Banks are still too big too fail and don’t have enough capital to protect themselves from the next set of bone-headed lending decisions. Banks should not be giving money back to shareholders already via dividends and buys-backs.

Capitalism is prone to periodic crises precisely because of over-borrowing: we don’t know when the next crisis will hit, or the form the excess debt will take, but the crisis is on the way. We can only hope that it still far in the future.

Capitalism is rigged in all sorts of other ways, of course. The GFC didn’t cause or even increase global income and wealth inequality.

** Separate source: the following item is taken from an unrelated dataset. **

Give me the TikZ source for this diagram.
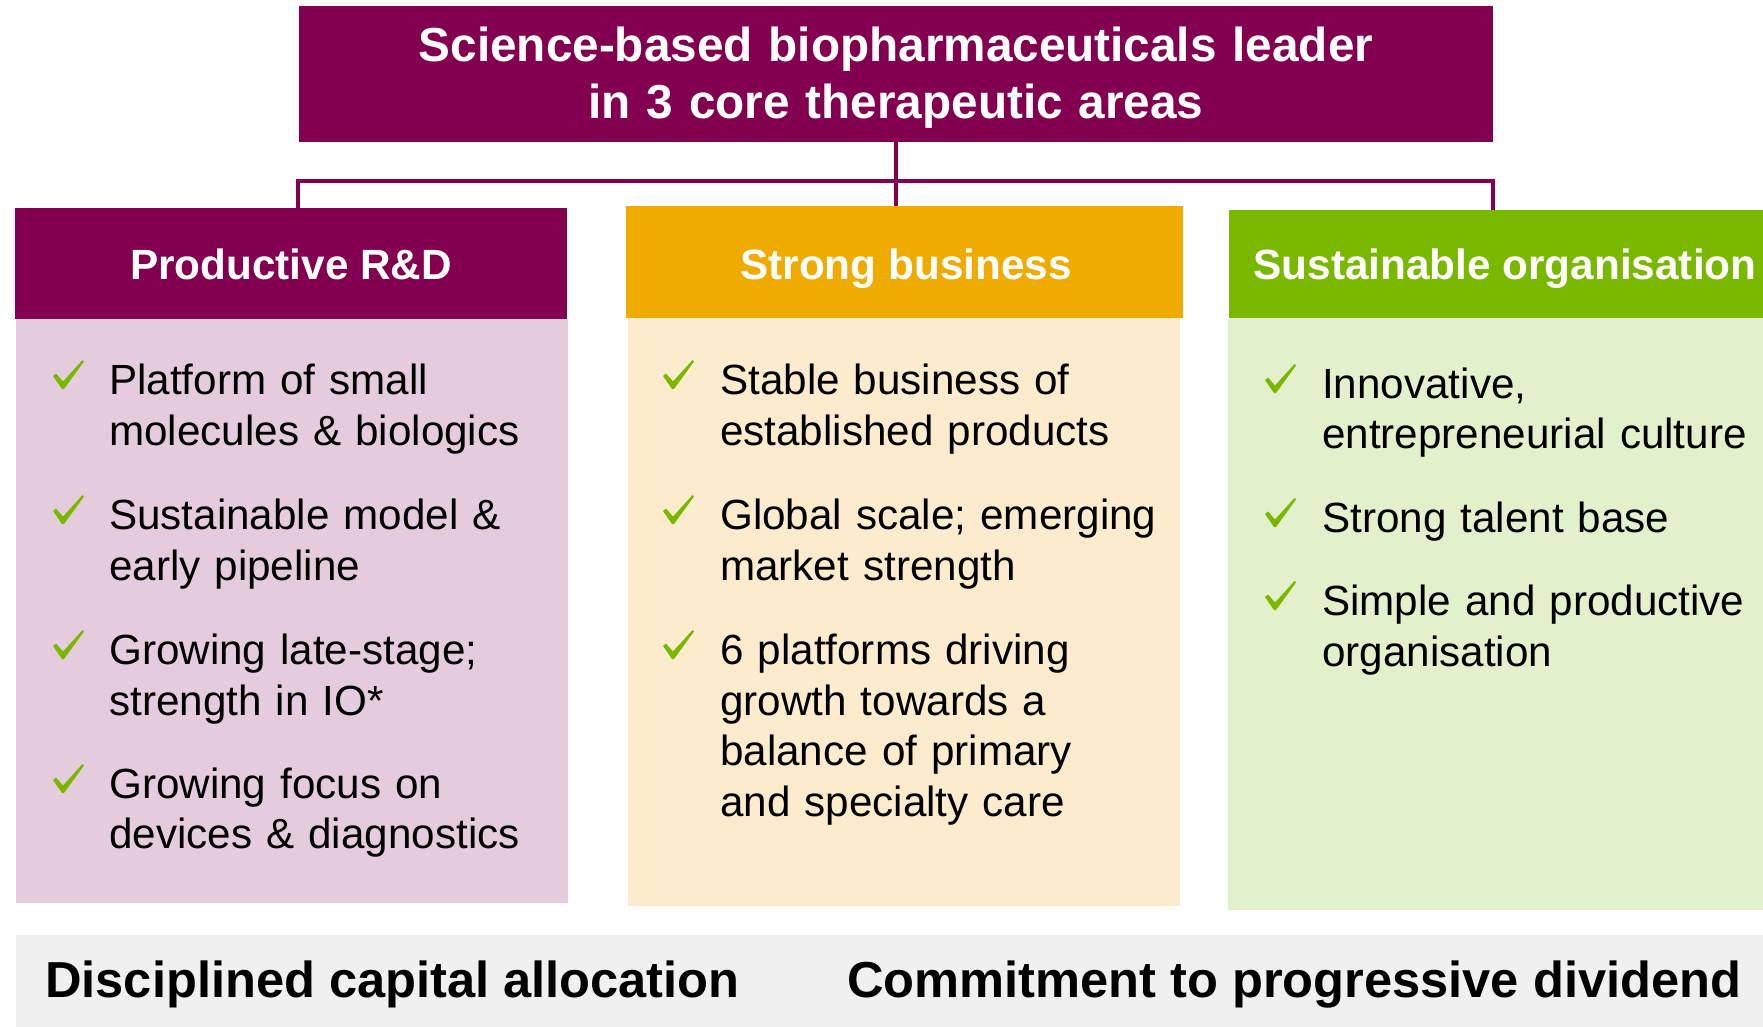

For a short while it actually achieved the reverse thanks to the destruction of financial and property wealth that most impacted, albeit temporarily, those rich people who tend to own stuff.

But the crisis did help to expose, or at least was accompanied by, a growing realisation that globalisation has a dark side: there are losers as well as winners.

Some economists didn’t think another global depression was even possible, let alone likely. The most popular criticism made of economists was that they didn’t forecast the GFC. This is almost beside the point.

Paul Krugman makes the rather deeper argument that mainstream economics has been hijacked by those who sought "beauty rather than truth". This is an ongoing row within the profession between those who think mathematical elegance is sufficient unto itself and those who believe that mathematical modelling has become a fetish that gets in the way of sensible policy advice.

From the sidelines we can observe the pure politics lurking within this debate: the mathematicians are mostly all free-market, small state, right-wingers while their critics are those who describe themselves as “progressive” – they argue government intervention is a good thing. It is all, of course, very old wine in new bottles.

Gaps in our knowledge were starkly revealed by the GFC. Our models didn’t adequately deal with borrowing and lending.

Academics have paid little attention to the significance of very large economic actors (asset managers) who take huge decisions on behalf of other people (it’s called a principal-agent problem).

Capitalism has become even more rigged via the trillions of euro now invested in companies passively: the rise of low-cost index funds. This is great for anyone seeking low cost investing. And, a bit like leverage, some of it is undoubtedly a good thing. But, like borrowing, too much can be dangerous.

Money is invested in companies in a totally dumb fashion: few people bother to check whether the investment was wisely made or whether the recipients of the cash were good stewards of other people’s money.

Companies receive cash and then rarely have to answer to investors. Even more worrying, when cash is sprayed at the whole stock market – that’s what passive index investing means – the pressure for companies to compete, to become better at what they do, is reduced.

If I’m invested in every company in the market why would I want one business to do better at the expense of another? I suspect that one aspect of the low productivity growth mystery (economies have grown way too slowly since the GFC) is to be found here.

The GFC contributed to growing awareness that the system is rigged. Capitalism is a winner–takes–all game with increasingly fewer winners of ever bigger jackpots. That’s why we have Trump and Brexit and Neymar.

The flicker of economic growth in Europe has stemmed the populist tide for now but for how long? Until the next crisis, then.